Checkout the recommended version of CMSSW and all packages that are needed for compiling and executing the analysis. The script also compiles everything properly.

It is recommended to first create a suitable directory and change to this directory before you checkout CMSSW in this directory. This should be a place where you can collect more versions for furture versions of the analysis.

You want to work on top of CMSSW8

wget https://raw.githubusercontent.com/cms-analysis/HiggsAnalysis-KITHiggsToTauTau/master/scripts/checkout_packages.sh
source checkout_packages.sh

This recipe exits and logs out from the current shell if an error occurs. If this is not wanted, remove this line.

this will give you cmssw8 + all the packages set to 8.

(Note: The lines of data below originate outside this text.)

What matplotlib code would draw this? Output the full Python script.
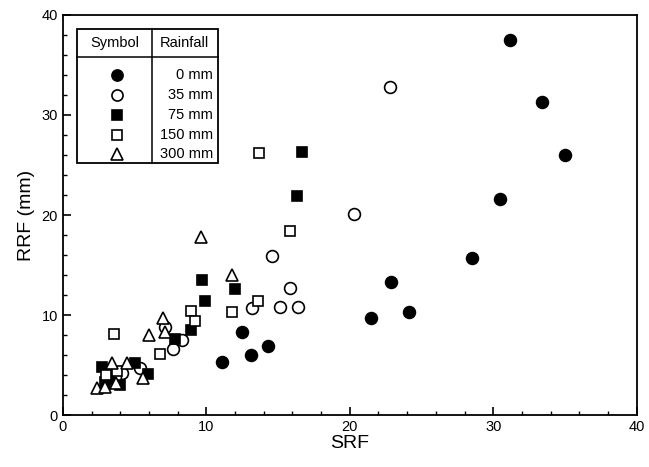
import matplotlib
matplotlib.use("Agg")
import matplotlib.pyplot as plt
from matplotlib.ticker import MultipleLocator
from matplotlib.patches import Rectangle
from matplotlib.lines import Line2D

plt.rcParams['font.family'] = ['Liberation Sans', 'DejaVu Sans']

# Data: (SRF, RRF) per rainfall group
srf_0 = [31.2, 33.4, 35.0, 30.5, 28.5, 22.9, 24.1, 21.5, 12.5, 14.3, 13.1, 11.1]
rrf_0 = [37.5, 31.3, 26.0, 21.6, 15.7, 13.3, 10.3, 9.7, 8.3, 6.9, 6.0, 5.3]

srf_35 = [22.8, 20.3, 14.6, 15.8, 15.1, 16.4, 13.2, 8.3, 7.7, 7.1, 5.4, 4.1, 3.6, 3.3]
rrf_35 = [32.8, 20.1, 15.9, 12.7, 10.8, 10.8, 10.7, 7.5, 6.6, 8.8, 4.7, 4.2, 3.8, 3.3]

srf_75 = [16.7, 16.3, 9.7, 12.0, 9.9, 8.9, 7.8, 5.9, 5.0, 2.7, 3.2, 4.0, 2.9]
rrf_75 = [26.3, 21.9, 13.5, 12.6, 11.4, 8.5, 7.6, 4.1, 5.2, 4.8, 3.6, 3.0, 3.3]

srf_150 = [13.7, 15.8, 13.6, 11.8, 8.9, 9.2, 6.8, 3.55, 3.0, 3.8]
rrf_150 = [26.2, 18.4, 11.4, 10.3, 10.4, 9.4, 6.1, 8.1, 4.0, 4.4]

srf_300 = [9.6, 11.8, 7.0, 7.1, 6.0, 4.5, 5.6, 3.4, 2.4, 2.9, 3.7]
rrf_300 = [17.8, 14.0, 9.7, 8.3, 8.0, 5.2, 3.7, 5.2, 2.7, 2.8, 3.2]

rain_labels = ["0 mm", "35 mm", "75 mm", "150 mm", "300 mm"]

styles = [
    dict(marker='o', ms=8.5, mfc='black', mec='black', mew=1.2),
    dict(marker='o', ms=8.5, mfc='white', mec='black', mew=1.2),
    dict(marker='s', ms=7.5, mfc='black', mec='black', mew=1.2),
    dict(marker='s', ms=7.5, mfc='white', mec='black', mew=1.2),
    dict(marker='^', ms=8.5, mfc='white', mec='black', mew=1.2),
]
series = [(srf_0, rrf_0), (srf_35, rrf_35), (srf_75, rrf_75),
          (srf_150, rrf_150), (srf_300, rrf_300)]

fig = plt.figure(figsize=(6.49, 4.67), dpi=100)
ax = fig.add_axes([0.097, 0.111, 0.884, 0.857])

for (xs, ys), st in zip(series, styles):
    ax.plot(xs, ys, linestyle='none', **st, zorder=3)

ax.set_xlim(0, 40)
ax.set_ylim(0, 40)
ax.xaxis.set_major_locator(MultipleLocator(10))
ax.xaxis.set_minor_locator(MultipleLocator(2))
ax.yaxis.set_major_locator(MultipleLocator(10))
ax.yaxis.set_minor_locator(MultipleLocator(2))
ax.tick_params(which='both', direction='in', top=False, right=False, labelsize=10.5)
ax.tick_params(which='major', length=6, width=1.2)
ax.tick_params(which='minor', length=3, width=1.0)
for s in ax.spines.values():
    s.set_linewidth(1.3)

ax.set_xlabel("SRF", fontsize=14, labelpad=1)
ax.set_ylabel("RRF (mm)", fontsize=14, labelpad=5)

# Table-style legend
T = ax.transAxes
x0, x1, xd = 0.0244, 0.270, 0.155
y0, y1, yh = 0.630, 0.965, 0.895
ax.add_patch(Rectangle((x0, y0), x1 - x0, y1 - y0, transform=T, fill=False,
                       lw=1.3, ec='black', zorder=5))
ax.add_line(Line2D([xd, xd], [y0, y1], transform=T, color='black', lw=1.1, zorder=5))
ax.add_line(Line2D([x0, x1], [yh, yh], transform=T, color='black', lw=1.1, zorder=5))
ax.text((x0 + xd) / 2, (yh + y1) / 2, "Symbol", transform=T, ha='center', va='center',
        fontsize=10.5, zorder=6)
ax.text((xd + x1) / 2, (yh + y1) / 2, "Rainfall", transform=T, ha='center', va='center',
        fontsize=10.5, zorder=6)
row_y = [0.850, 0.800, 0.750, 0.700, 0.6525]
for lab, ry, st in zip(rain_labels, row_y, styles):
    st2 = dict(st)
    st2['ms'] = st['ms'] - 0.5
    ax.plot([(x0 + xd) / 2 + 0.005], [ry], transform=T, linestyle='none', zorder=6, **st2)
    ax.text(x1 - 0.008, ry, lab, transform=T, ha='right', va='center', fontsize=10.5, zorder=6)

fig.savefig("out.png", dpi=100)
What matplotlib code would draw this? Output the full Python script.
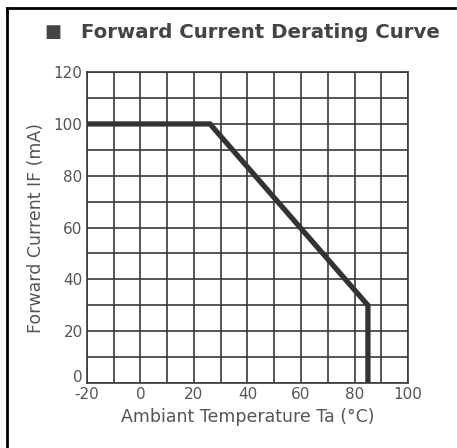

You want to work on top of CMSSW7

If you WANT cmssw7 - don't just checkout the other branches! Use the different checkout script from the different branch from where you get checkout script as in example below:

wget https://raw.githubusercontent.com/cms-analysis/HiggsAnalysis-KITHiggsToTauTau/CMSSW_747/scripts/checkout_packages.sh
source checkout_packages.sh -b CMSSW_747

You can try to omit option -b but it's strongly not recommended: you'll have to check that Artus and Htt are on the same (74X) branch. And that the correct tau spinner version is used in iggsAnalysis/KITHiggsToTauTau/data/tauspinner.xml. The example of the correct such a file you can see just below.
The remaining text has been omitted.